Elena Kagan ( KAY-guhn; born April 28, 1960) is an American lawyer who serves as an associate justice of the Supreme Court of the United States. She was appointed in 2010 by President Barack Obama and is the fourth woman to serve on the Court.
Kagan was born and raised in New York City. After graduating from Princeton University, Worcester College, Oxford, and Harvard Law School, she clerked for a federal Court of Appeals judge and for Supreme Court Justice Thurgood Marshall. She began her career as a professor at the University of Chicago Law School, leaving to serve as Associate White House Counsel, and later as a policy adviser under President Bill Clinton.
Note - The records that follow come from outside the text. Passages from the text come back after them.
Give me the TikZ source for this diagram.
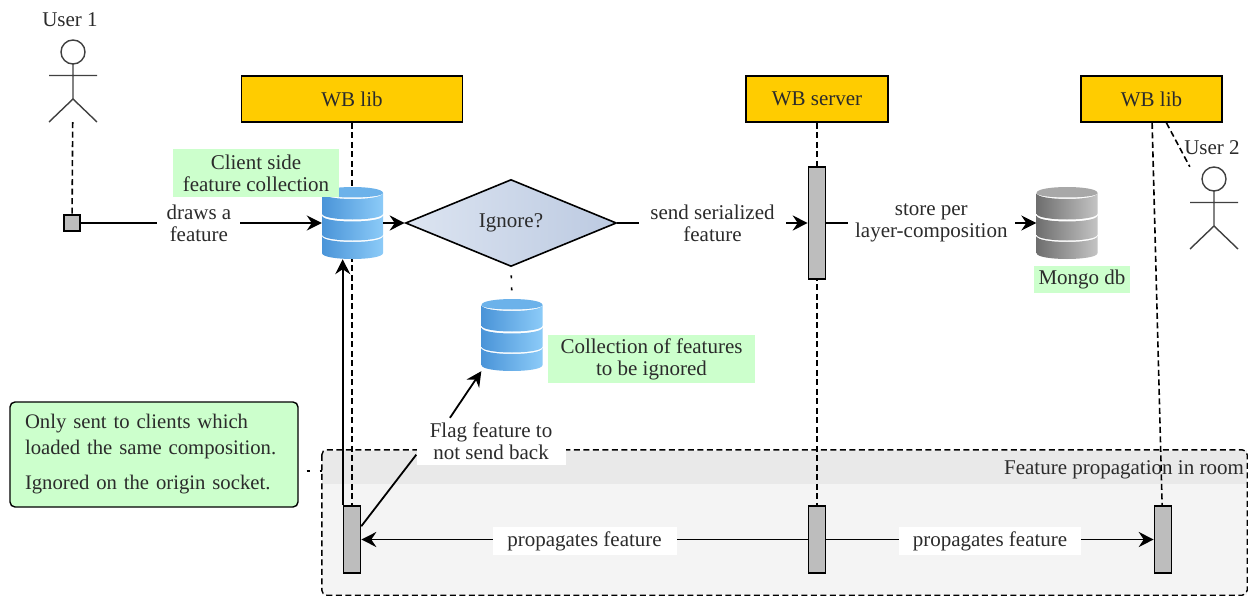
\documentclass[tikz,border=0pt]{standalone}
\usepackage{fontspec}
\setmainfont{Liberation Serif}
\usetikzlibrary{arrows.meta,shapes.geometric}
\pgfdeclarelayer{background}
\pgfdeclarelayer{lines}
\pgfsetlayers{background,lines,main}
\definecolor{headfill}{HTML}{FFCC00}
\definecolor{notegreen}{HTML}{CCFFCC}
\definecolor{barfill}{HTML}{BDBDBD}
\definecolor{roomfill}{HTML}{F4F4F4}
\definecolor{bandfill}{HTML}{E9E9E9}
\definecolor{inkgray}{HTML}{2B2B2B}
\definecolor{ignoreleft}{HTML}{DCE4F1}
\definecolor{ignoreright}{HTML}{BCCAE1}
\definecolor{bluedark}{HTML}{4A94D8}
\definecolor{bluemid}{HTML}{62AEEA}
\definecolor{bluelight}{HTML}{8CCBF8}
\definecolor{bluetop}{HTML}{6CB2EA}
\definecolor{greydark}{HTML}{6E6E6E}
\definecolor{greymid}{HTML}{9C9C9C}
\definecolor{greylight}{HTML}{C4C4C4}
\definecolor{greytop}{HTML}{A8A8A8}
\begin{document}
\begin{tikzpicture} [
                x=1pt,y=-1pt,
                font=\fontsize{21}{22}\selectfont,
                every node/.append style={text=inkgray},
                header/.style={draw=black,fill=headfill,line width=1.8pt,minimum height=46pt,inner sep=0pt},
                bar/.style={draw=black,fill=barfill,line width=1.6pt,minimum width=17pt,inner sep=0pt},
                mark box/.style={draw=black,fill=barfill,line width=1.6pt,minimum size=16pt,inner sep=0pt},
                hold/.style={minimum width=61pt,minimum height=72pt,inner sep=0pt},
                figure box/.style={minimum width=48pt,minimum height=82pt,inner sep=0pt},
                tag/.style={fill=notegreen,inner sep=0pt,align=center},
                lbl/.style={fill=white,align=center,inner sep=0pt},
                plain/.style={draw=black,line width=1.8pt},
                flow/.style={plain,-{Stealth[length=15pt,width=15pt,inset=5pt]}},
                lifeline/.style={draw=black,line width=1.6pt,dash pattern=on 6pt off 3.5pt},
                dots/.style={draw=black,line width=1.6pt},
                pics/actor/.style={code={
                    \draw[draw=black!75,line width=1.4pt] (0,-29) circle (12)
                        (0,-17) -- (0,18) (-24,-5.5) -- (24,-5.5)
                        (-24,41) -- (0,18) -- (24,41);
                }},
                pics/dbstack/.style n args={4}{code={
                    \fill[white] (-30.5,-30) .. controls (-30.5,-38) and (30.5,-38) .. (30.5,-30)
                        -- (30.5,30) .. controls (30.5,38) and (-30.5,38) .. (-30.5,30) -- cycle;
                    \foreach \top/\bot in {-30/-9.5,-7.5/11.5,13/30}
                        \shade[left color=#1,middle color=#2,right color=#3]
                            (-30.5,\top) -- (-30.5,\bot) .. controls (-30.5,\bot+8) and (30.5,\bot+8) .. (30.5,\bot)
                            -- (30.5,\top) .. controls (30.5,\top+8) and (-30.5,\top+8) .. cycle;
                    \fill[#4] (-30.5,-30) .. controls (-30.5,-38) and (30.5,-38) .. (30.5,-30)
                        .. controls (30.5,-24) and (-30.5,-24) .. cycle;
                }},
            ]
            \useasboundingbox (0,0) rectangle (1252,596);

            \foreach \pos/\name/\boxw/\txt in {
                    {(352,99)/liba/221/WB lib}, {(817,99)/server/142/WB server}, {(1151.5,99)/libb/141/WB lib}}
                \node[header,minimum width=\boxw pt] (\name) at \pos {\txt};

            \node[mark box] (mark) at (72,223) {};
            \node[figure box] (user1) at (73,81) {};
            \node[figure box] (user2) at (1214,208) {};
            \pic at (user1) {actor};
            \pic at (user2) {actor};
            \node[inner sep=0pt] (user1name) at (70,20) {User 1};
            \node[inner sep=0pt] (user2name) at (1212,148) {User 2};

            \node[bar,minimum height=112pt] (srvbar) at (817,223) {};
            \foreach \pos/\name in {
                    {(352,539.5)/lowa}, {(817,539.5)/lows}, {(1163,539.5)/lowb}}
                \node[bar,minimum height=67pt] (\name) at \pos {};

            \node[hold] (coll) at (352.5,223) {};
            \node[hold] (skip) at (512,335) {};
            \node[hold] (mongo) at (1067,223) {};

            % room in the back
            \begin{pgfonlayer}{background}
                \node[fill=roomfill,minimum width=925pt,minimum height=145pt,inner sep=0pt] (room) at (784.5,522.5) {};
                \node[fill=bandfill,minimum width=925pt,minimum height=33pt,inner sep=0pt] (band) at (784.5,467.5) {};
                \draw[line width=1.4pt,dash pattern=on 6pt off 3.5pt,rounded corners=5pt] (room.north west) rectangle (room.south east);
                \node[anchor=east,inner sep=0pt] (roomtitle) at (1244,470) {Feature propagation in room};
            \end{pgfonlayer}

            % lifelines
            \begin{pgfonlayer}{lines}
                \foreach \source/ \dest in {
                        user1/mark,liba/lowa,server/lows,libb/lowb}
                    \path[lifeline] (\source) -- (\dest);
                \path[lifeline] (libb.-58) -- (user2.north west);
            \end{pgfonlayer}

            \pic at (coll) {dbstack={bluedark}{bluemid}{bluelight}{bluetop}};
            \pic at (skip) {dbstack={bluedark}{bluemid}{bluelight}{bluetop}};
            \pic at (mongo) {dbstack={greydark}{greymid}{greylight}{greytop}};

            \node[diamond,draw=black,line width=1.6pt,left color=ignoreleft,right color=ignoreright,
                aspect=2.44,minimum width=211pt,minimum height=87pt,inner sep=0pt] (ignore) at (511,223) {\raisebox{-2.5pt}{Ignore?}};

            \path[flow] (mark) -- node[lbl,pos=.49,minimum width=83pt,minimum height=44pt] (draws) {draws a\\feature} (coll);
            \path[flow] (coll) -- (ignore);
            \path[flow] (ignore) -- node[lbl,minimum width=147pt,minimum height=44pt] (send) {send serialized\\feature} (srvbar);
            \path[flow] (srvbar) -- node[lbl,minimum width=167pt,minimum height=44pt] (store) {store per\\layer-composition} (mongo);
            \path[flow] (lowa.north west) -- (lowa.north west |- coll.south);
            \path[flow] (lows) -- node[lbl,minimum width=184pt,minimum height=28pt,yshift=-1.5pt] (propa) {propagates feature} (lowa);
            \path[flow] (lows) -- node[lbl,minimum width=182pt,minimum height=28pt,yshift=-1.5pt] (propb) {propagates feature} (lowb);

            \node[lbl,minimum width=149pt,minimum height=47pt] (flag) at (491,441.5) {Flag feature to\\not send back};
            \path[flow] (flag.150) -- (skip.south west);
            \path[plain] (lowa.55) -- (flag.190);

            \path[dots,dash pattern=on 0pt off 8pt on 3pt off 9pt on 3pt off 20pt] (ignore.south) -- (skip.north);

            \node[tag,minimum width=166pt,minimum height=48pt] (colltag) at (256,173) {Client side\\feature collection};
            \node[tag,minimum width=207pt,minimum height=48pt] (skiptag) at (651.5,359) {Collection of features\\to be ignored};
            \node[tag,minimum width=96pt,minimum height=27pt] (mongotag) at (1082,279.5) {Mongo db};

            \node[draw=black,fill=notegreen,line width=1.4pt,rounded corners=5pt,align=left,
                text width=258pt,inner xsep=15pt,inner ysep=0pt,minimum height=105pt,
                font=\fontsize{20.7}{22}\selectfont] (note) at (154,454.5)
                {Only sent to clients which\\[4pt]loaded the same composition.\\[13pt]Ignored on the origin socket.};
            \coordinate (notelink) at (322,471);
            \path[dots,dash pattern=on 0pt off 8pt on 3pt off 10pt on 3pt off 20pt] (note.east |- notelink) -- (notelink);
        \end{tikzpicture}
\end{document}
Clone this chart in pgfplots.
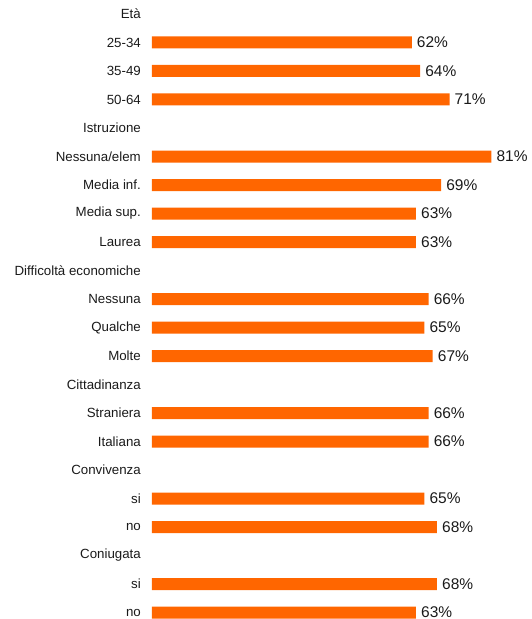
\documentclass[border=0pt]{standalone}
\usepackage{pgfplots}
\pgfplotsset{compat=1.18}
\usepackage{fontspec}
\setmainfont{Liberation Sans}
\definecolor{barorange}{HTML}{FF6600}
\definecolor{txt}{HTML}{1A1A1A}
\begin{document}
\begin{tikzpicture}[x=1pt,y=1pt]
\begin{axis}[
  at={(152pt,0pt)}, anchor=south west,
  scale only axis,
  width=379pt, height=619pt,
  xmin=0, xmax=90.45,
  ymin=-0.491, ymax=21.228,
  y dir=reverse,
  xbar, bar width=12pt,
  axis line style={draw=none},
  xtick=\empty,
  clip=false,
  /pgf/number format/assume math mode=true,
  ytick={0,...,21},
  yticklabels={Età,25-34,35-49,50-64,Istruzione,Nessuna/elem,Media inf.,Media sup.,Laurea,Difficoltà economiche,Nessuna,Qualche,Molte,Cittadinanza,Straniera,Italiana,Convivenza,si,no,Coniugata,si,no},
  major tick length=0pt,
  ytick style={draw=none},
  y tick label style={font=\fontsize{13.3}{15}\selectfont, text=txt, inner sep=0pt, anchor=east},
  yticklabel shift=11pt,
  nodes near coords={\pgfmathprintnumber{\pgfplotspointmeta}\%},
  nodes near coords style={font=\fontsize{15.5}{17}\selectfont, text=txt, anchor=west, inner sep=0pt, xshift=5pt},
  point meta=x,
]
\addplot[fill=barorange, draw=none] coordinates {
(62,1) (64,2) (71,3)
(81,5) (69,6) (63,7) (63,8)
(66,10) (65,11) (67,12)
(66,14) (66,15)
(65,17) (68,18)
(68,20) (63,21)
};
\end{axis}
\pgfresetboundingbox
\path (0,0) rectangle (531pt,619pt);
\end{tikzpicture}
\end{document}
After a nomination to the United States Court of Appeals for the D.C. Circuit, which expired without action, she became a professor at Harvard Law School and was later named its first female dean.
In 2009, Kagan became the first female solicitor general of the United States. The following year, President Obama nominated her to the Supreme Court to fill the vacancy arising from the impending retirement of Justice John Paul Stevens. The United States Senate confirmed her nomination by a vote of 63–37. As of 2022, she is the most recent justice appointed without any prior judicial experience. She is considered part of the Court's liberal wing. She has written the majority opinion in some landmark cases, such as Cooper v. Harris, Chiafalo v. Washington, and Kisor v. Wilkie, as well as several notable dissenting opinions, such as in Rucho v. Common Cause, West Virginia v. EPA, Brnovich v. DNC, Janus v. AFSCME, and Seila Law v. CFPB.